When companies increase the number of landing pages on their websites from 10 pages to 15 pages, they see a 55 percent increase in leads. Companies need to stop thinking of content as simple blog articles that live on some subdomain or hidden areas of their sites. Landing pages are essential, not only for increased visibility in search, but also for converting leads once they are on a brand’s website. These pages can be optimized for search, and they can include calls to action that prompt readers to download resources. They also acquire valuable lead information for outreach, and eventually they help close the sales cycle process.
Traffic is often used to help determine content’s ROI. HubSpot’s report found that companies that blog more than 15 times a month receive five times the amount of traffic to their sites. B2B companies that blog a few times a month generate 70 percent more leads than those that don’t. When B2Bs boost their blog posts to up to eight a month, they double their leads. These statistics show that finding a return on your conversational content is measurable and contributes to lead generation, as long as you provide clear conversion points on each page to track which one has contributed what.

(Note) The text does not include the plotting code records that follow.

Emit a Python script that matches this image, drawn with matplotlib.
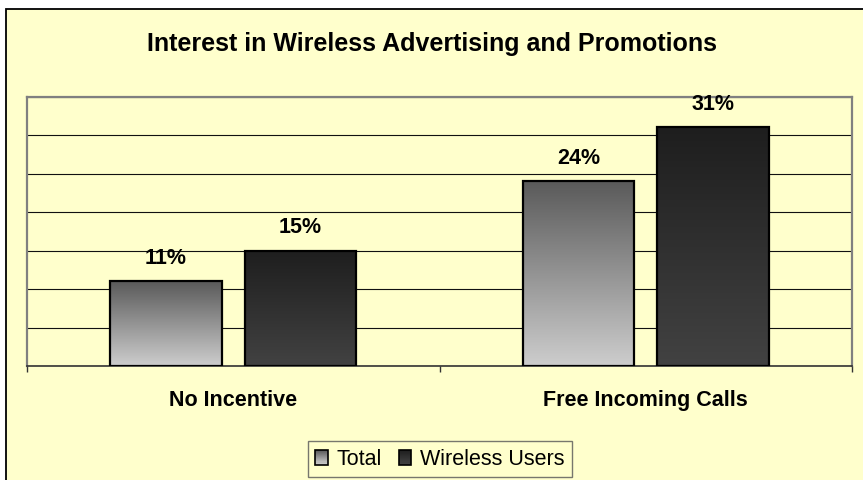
import numpy as np
import matplotlib
matplotlib.use("Agg")
import matplotlib.pyplot as plt
import matplotlib.patches as patches
from matplotlib.colors import LinearSegmentedColormap, to_rgb
from matplotlib.legend_handler import HandlerBase

plt.rcParams["font.family"] = ["Liberation Sans", "DejaVu Sans"]

# ----------------------------------------------------------------------
# Data
# ----------------------------------------------------------------------
categories = ["No Incentive", "Free Incoming Calls"]
series_names = ["Total", "Wireless Users"]
total = [11, 24]
wireless = [15, 31]

TITLE = "Interest in Wireless Advertising and Promotions"

# ----------------------------------------------------------------------
# Style
# ----------------------------------------------------------------------
BG = "#FFFFCC"
FRAME_GRAY = "#808080"
# (top colour, bottom colour) for each series gradient
GRAD = {
    "Total": ("#5a5a5a", "#cdcdcd"),
    "Wireless Users": ("#1e1e1e", "#424242"),
}
W, H = 863, 480


class GradientHandler(HandlerBase):
    """Legend square filled with a vertical gradient."""

    def __init__(self, top, bottom, n=14):
        super().__init__()
        self.top = np.array(to_rgb(top))
        self.bottom = np.array(to_rgb(bottom))
        self.n = n

    def create_artists(self, legend, orig_handle, xdescent, ydescent,
                       width, height, fontsize, trans):
        arts = []
        x0, y0 = -xdescent, -ydescent
        for i in range(self.n):
            f = i / (self.n - 1)
            c = self.bottom * (1 - f) + self.top * f
            arts.append(patches.Rectangle(
                (x0, y0 + height * i / self.n), width, height / self.n + 0.01,
                facecolor=c, edgecolor="none", transform=trans))
        arts.append(patches.Rectangle(
            (x0, y0), width, height, facecolor="none",
            edgecolor="black", lw=1.2, transform=trans))
        return arts


fig = plt.figure(figsize=(W / 100, H / 100), dpi=100)
fig.patch.set_facecolor("white")

# outer chart-area frame (runs off right/bottom edges like the source)
fig.patches.append(patches.Rectangle(
    (6 / W, -0.1), 1.5, (1 - 9 / H) + 0.1, transform=fig.transFigure,
    facecolor=BG, edgecolor="black", lw=1.3, zorder=-10))

ax = fig.add_axes([27 / W, 1 - 366 / H, (852 - 27) / W, (366 - 96.7) / H])
ax.set_facecolor(BG)

x = np.arange(len(categories))
bw = 0.27
off = 0.163
bars_t = ax.bar(x - off, total, bw, facecolor="none", edgecolor="black",
                lw=1.6, zorder=3)
bars_w = ax.bar(x + off, wireless, bw, facecolor="none", edgecolor="black",
                lw=1.6, zorder=3)

# gradient fill inside each bar
for name, bars in zip(series_names, [bars_t, bars_w]):
    cmap = LinearSegmentedColormap.from_list(name, [GRAD[name][1], GRAD[name][0]])
    grad = np.linspace(0, 1, 256).reshape(-1, 1)
    for r in bars:
        ax.imshow(grad, extent=[r.get_x(), r.get_x() + r.get_width(),
                                0, r.get_height()],
                  origin="lower", aspect="auto", cmap=cmap, zorder=2)

# value labels
for bars, vals in [(bars_t, total), (bars_w, wireless)]:
    for r, v in zip(bars, vals):
        ax.annotate(f"{v}%", (r.get_x() + r.get_width() / 2, r.get_height()),
                    xytext=(0, 12.6), textcoords="offset points",
                    ha="center", va="baseline", fontsize=15.5,
                    fontweight="bold")

ax.set_xlim(-0.5, len(categories) - 0.5)
ax.set_ylim(0, 35)
ax.set_yticks(np.arange(0, 36, 5))
ax.yaxis.grid(True, color="#111111", lw=0.8, zorder=0)
ax.set_axisbelow(True)
ax.tick_params(axis="y", length=0, labelleft=False)

ax.set_xticks(x)
ax.set_xticklabels(categories, fontsize=15.5, fontweight="bold")
ax.tick_params(axis="x", which="major", length=0, pad=17)
ax.set_xticks(np.arange(-0.5, len(categories), 1.0), minor=True)
ax.tick_params(axis="x", which="minor", length=4.5, width=1.0,
               color="#333333", direction="out")

for s in ["top", "left", "right"]:
    ax.spines[s].set_color(FRAME_GRAY)
    ax.spines[s].set_linewidth(1.6)
ax.spines["bottom"].set_color("#333333")
ax.spines["bottom"].set_linewidth(1.2)

fig.text(0.5, 1 - 50.7 / H, TITLE, ha="center", va="baseline",
         fontsize=18, fontweight="bold")

handles = [patches.Patch(label=n) for n in series_names]
hmap = {h: GradientHandler(*GRAD[n]) for h, n in zip(handles, series_names)}
leg = fig.legend(handles=handles, labels=series_names, handler_map=hmap,
                 loc="center", bbox_to_anchor=(440 / W, 1 - 459.2 / H),
                 ncol=2, fontsize=15.5, frameon=True, fancybox=False,
                 handlelength=0.6, handleheight=0.7, handletextpad=0.4,
                 columnspacing=0.75, borderpad=0.35, borderaxespad=0)
leg.get_frame().set_facecolor(BG)
leg.get_frame().set_edgecolor("#555555")
leg.get_frame().set_linewidth(1.0)

fig.savefig("out.png", dpi=100, facecolor=fig.get_facecolor())
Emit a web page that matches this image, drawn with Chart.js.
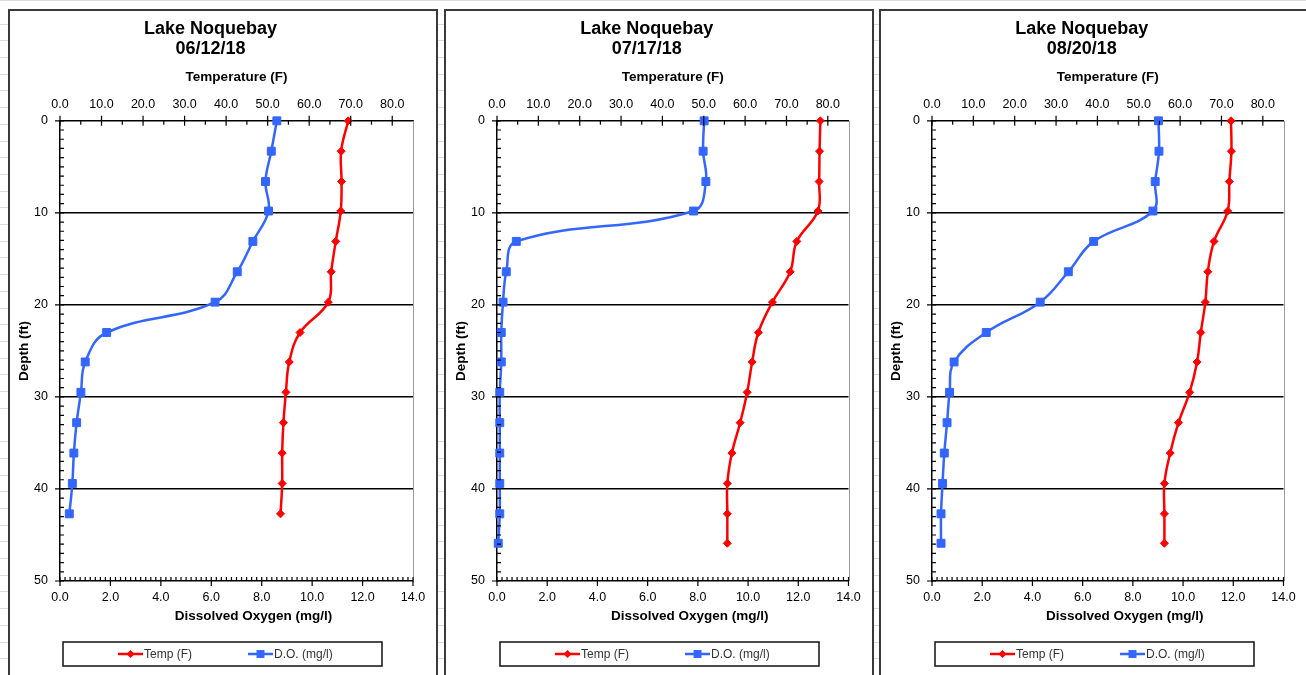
<!DOCTYPE html>
<html>
<head>
<meta charset="utf-8">
<title>Lake Noquebay profiles</title>
<script src="https://cdn.jsdelivr.net/npm/chart.js@4/dist/chart.umd.min.js"></script>
<style>
  html, body { margin: 0; padding: 0; }
  body {
    width: 1306px; height: 675px; overflow: hidden; position: relative;
    background-color: #fff;
    background-image: repeating-linear-gradient(to bottom, transparent 0, transparent 15.7px, #dcdcdc 15.7px, #dcdcdc 16.7px);
    background-position: 0 8px;
    font-family: "Liberation Sans", Arial, sans-serif;
  }
  .panel { position: absolute; top: 9px; height: 700px; width: 426px; background: #fff; border: 2px solid #3a3a3a; }
  canvas { position: absolute; top: 0; }
</style>
</head>
<body>
<div class="panel" style="left:8px"></div>
<div class="panel" style="left:444px"></div>
<div class="panel" style="left:879px"></div>
<canvas id="jun" width="429" height="675" style="left:8px"></canvas>
<canvas id="jul" width="429" height="675" style="left:445px"></canvas>
<canvas id="aug" width="429" height="675" style="left:880px"></canvas>
<script>
// sampling depths (1 m steps, in feet)
var depthFt = [0, 3.3, 6.6, 9.8, 13.1, 16.4, 19.7, 23.0, 26.2, 29.5, 32.8, 36.1, 39.4, 42.7, 45.9];

var sampleDates = ["06/12/18", "07/17/18", "08/20/18"];

// temperature (F) and dissolved oxygen (mg/l) per sampling date
var tempJun = [69.4, 67.7, 67.8, 67.6, 66.4, 65.3, 64.6, 57.8, 55.2, 54.4, 53.8, 53.5, 53.5, 53.1];
var doJun   = [8.60, 8.38, 8.15, 8.27, 7.65, 7.03, 6.15, 1.85, 1.00, 0.83, 0.66, 0.55, 0.49, 0.37];

var tempJul = [78.2, 78.0, 77.9, 77.6, 72.5, 70.9, 66.6, 63.2, 61.7, 60.5, 58.8, 56.8, 55.7, 55.7, 55.7];
var doJul   = [8.25, 8.21, 8.32, 7.83, 0.77, 0.37, 0.24, 0.17, 0.17, 0.11, 0.11, 0.11, 0.11, 0.11, 0.05];

var tempAug = [72.3, 72.4, 71.9, 71.5, 68.2, 66.7, 66.1, 65.0, 64.1, 62.3, 59.6, 57.6, 56.2, 56.2, 56.2];
var doAug   = [9.02, 9.04, 8.89, 8.80, 6.44, 5.43, 4.31, 2.16, 0.88, 0.70, 0.60, 0.49, 0.42, 0.36, 0.36];

var RED = "#ff0000";
var BLUE = "#3366ff";
var FONT = "'Liberation Sans', Arial, sans-serif";

function toPoints(values) {
    return values.map(function (v, i) { return { x: v, y: depthFt[i] }; });
}

function drawMarker(ctx, style, x, y, r) {
    ctx.beginPath();
    if (style === "rect") {
        var h = r * Math.SQRT1_2;
        ctx.rect(x - h, y - h, 2 * h, 2 * h);
    } else {
        ctx.moveTo(x - r, y);
        ctx.lineTo(x, y - r);
        ctx.lineTo(x + r, y);
        ctx.lineTo(x, y + r);
        ctx.closePath();
    }
    ctx.fill();
}

// tick marks, right frame, DO axis title and the boxed legend
var profileFrame = {
    id: "profileFrame",
    afterDraw: function (chart) {
        var ctx = chart.ctx;
        var area = chart.chartArea;
        var sx = chart.scales.x, sx2 = chart.scales.x2, sy = chart.scales.y;
        var i, p;

        ctx.save();
        ctx.strokeStyle = "#9a9a9a";
        ctx.lineWidth = 1;
        ctx.beginPath();
        ctx.moveTo(Math.round(area.right) + 0.5, area.top);
        ctx.lineTo(Math.round(area.right) + 0.5, area.bottom);
        ctx.stroke();

        ctx.strokeStyle = "#000";
        ctx.lineWidth = 1.2;
        ctx.beginPath();
        // depth axis: major every 10 ft, minor every 1 ft
        for (i = 0; i <= 50; i++) {
            p = sy.getPixelForValue(i);
            if (i % 10 === 0) {
                ctx.moveTo(area.left - 5, p);
                ctx.lineTo(area.left + 4, p);
            } else {
                ctx.moveTo(area.left, p);
                ctx.lineTo(area.left + 4, p);
            }
        }
        // temperature axis: major every 10, minor every 5
        for (i = 0; i <= 80; i += 5) {
            p = sx2.getPixelForValue(i);
            if (i % 10 === 0) {
                ctx.moveTo(p, area.top - 5);
                ctx.lineTo(p, area.top + 5);
            } else {
                ctx.moveTo(p, area.top);
                ctx.lineTo(p, area.top + 4);
            }
        }
        // oxygen axis: major every 2, minor every 0.2
        for (i = 0; i <= 70; i++) {
            p = sx.getPixelForValue(i / 5);
            if (i % 10 === 0) {
                ctx.moveTo(p, area.bottom - 4);
                ctx.lineTo(p, area.bottom + 5);
            } else {
                ctx.moveTo(p, area.bottom - 4);
                ctx.lineTo(p, area.bottom);
            }
        }
        ctx.stroke();

        ctx.fillStyle = "#000";
        ctx.font = "bold 13.5px " + FONT;
        ctx.textAlign = "center";
        ctx.textBaseline = "middle";
        ctx.fillText("Dissolved Oxygen (mg/l)", (area.left + area.right) / 2 + 17, area.bottom + 35);

        // legend
        var boxL = area.left + 3, boxR = area.left + 322, boxT = 642, boxH = 24;
        ctx.lineWidth = 1.5;
        ctx.strokeStyle = "#111";
        ctx.strokeRect(boxL, boxT, boxR - boxL, boxH);
        var midY = boxT + boxH / 2;
        var slots = [area.left + 58, area.left + 188];
        ctx.font = "12px " + FONT;
        ctx.textAlign = "left";
        chart.data.datasets.forEach(function (ds, k) {
            var x0 = slots[k];
            ctx.strokeStyle = ds.borderColor;
            ctx.fillStyle = ds.borderColor;
            ctx.lineWidth = 2.5;
            ctx.beginPath();
            ctx.moveTo(x0, midY);
            ctx.lineTo(x0 + 25, midY);
            ctx.stroke();
            drawMarker(ctx, ds.pointStyle, x0 + 12.5, midY, ds.pointRadius);
            ctx.fillStyle = "#333";
            ctx.fillText(ds.label, x0 + 26, midY + 0.5);
        });
        ctx.restore();
    }
};

function buildProfile(id, date, temps, oxygen, rightPad) {
    var tickFont = { family: FONT, size: 12.5 };
    var titleFont = { family: FONT, size: 13.5, weight: "bold" };
    return new Chart(document.getElementById(id), {
        type: "scatter",
        data: {
            datasets: [{
                label: "Temp (F)",
                data: toPoints(temps),
                xAxisID: "x2",
                yAxisID: "y",
                showLine: true,
                clip: false,
                tension: 0.4,
                borderColor: RED,
                backgroundColor: RED,
                borderWidth: 2.5,
                pointStyle: "rectRot",
                pointRadius: 4,
                pointBorderWidth: 1,
                pointBorderColor: RED
            }, {
                label: "D.O. (mg/l)",
                data: toPoints(oxygen),
                xAxisID: "x",
                yAxisID: "y",
                showLine: true,
                clip: false,
                tension: 0.4,
                borderColor: BLUE,
                backgroundColor: BLUE,
                borderWidth: 2.5,
                pointStyle: "rect",
                pointRadius: 5.6,
                pointBorderWidth: 1,
                pointBorderColor: BLUE
            }]
        },
        options: {
            responsive: false,
            animation: false,
            devicePixelRatio: 1,
            events: [],
            layout: { padding: { left: 0, right: rightPad, top: 0, bottom: 44 } },
            plugins: {
                legend: { display: false },
                tooltip: { enabled: false },
                title: {
                    display: true,
                    text: ["Lake Noquebay", date],
                    color: "#000",
                    font: { family: FONT, size: 18, weight: "bold", lineHeight: 1.12 },
                    padding: { top: 18.5, bottom: 0 }
                }
            },
            scales: {
                x: {
                    type: "linear",
                    position: "bottom",
                    min: 0,
                    max: 14,
                    ticks: {
                        stepSize: 2,
                        autoSkip: false,
                        maxRotation: 0,
                        color: "#000",
                        font: tickFont,
                        padding: 9.3,
                        callback: function (v) { return v.toFixed(1); }
                    },
                    grid: { display: false, drawTicks: false },
                    border: { color: "#000", width: 1.5 },
                    afterFit: function (s) { s.height = 50; }
                },
                x2: {
                    type: "linear",
                    position: "top",
                    min: 0,
                    max: 85,
                    ticks: {
                        stepSize: 10,
                        includeBounds: false,
                        autoSkip: false,
                        maxRotation: 0,
                        color: "#000",
                        font: tickFont,
                        padding: 8.5,
                        callback: function (v) { return v.toFixed(1); }
                    },
                    title: {
                        display: true,
                        text: "Temperature (F)",
                        color: "#000",
                        font: titleFont,
                        padding: { top: 10.1, bottom: 0 }
                    },
                    grid: { display: false, drawTicks: false },
                    border: { color: "#000", width: 1.5 },
                    afterFit: function (s) { s.height = 62; }
                },
                y: {
                    type: "linear",
                    reverse: true,
                    min: 0,
                    max: 50,
                    ticks: {
                        stepSize: 10,
                        color: "#000",
                        font: tickFont,
                        padding: 12
                    },
                    title: {
                        display: true,
                        text: "Depth (ft)",
                        color: "#000",
                        font: titleFont,
                        padding: { top: 7.9, bottom: 0 }
                    },
                    grid: {
                        drawTicks: false,
                        lineWidth: 1.5,
                        color: function (c) {
                            var v = c.tick && c.tick.value;
                            return (v > 0 && v < 50) ? "#000" : "rgba(0,0,0,0)";
                        }
                    },
                    border: { color: "#000", width: 1.5 },
                    afterFit: function (s) { s.width = 52; }
                }
            }
        },
        plugins: [profileFrame]
    });
}

buildProfile("jun", sampleDates[0], tempJun, doJun, 24);
buildProfile("jul", sampleDates[1], tempJul, doJul, 25.5);
buildProfile("aug", sampleDates[2], tempAug, doAug, 25.5);
</script>
</body>
</html>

What B2B Marketers Say about Conversational Content ROI
Additional research found that twice as many marketers say inbound marketing—such as content creation—delivers below-average costs per lead versus outbound strategies. Thirty-four percent of all leads generated in 2013 came from inbound marketing sources, data from the report showed, with inbound delivering 54 percent more leads into the marketing
funnel than outbound leads. Forty-one percent of marketers confirm inbound produces measurable sales ROI, while 82 percent of marketers who blog report positive content ROI.
Overall, these reports suggest content not only generates high quality leads to satisfy the main challenge of B2B marketers but also attracts leads that convert into customers. It is also possible to calculate the success of your content marketing strategy and how it contributes to your company’s revenue stream.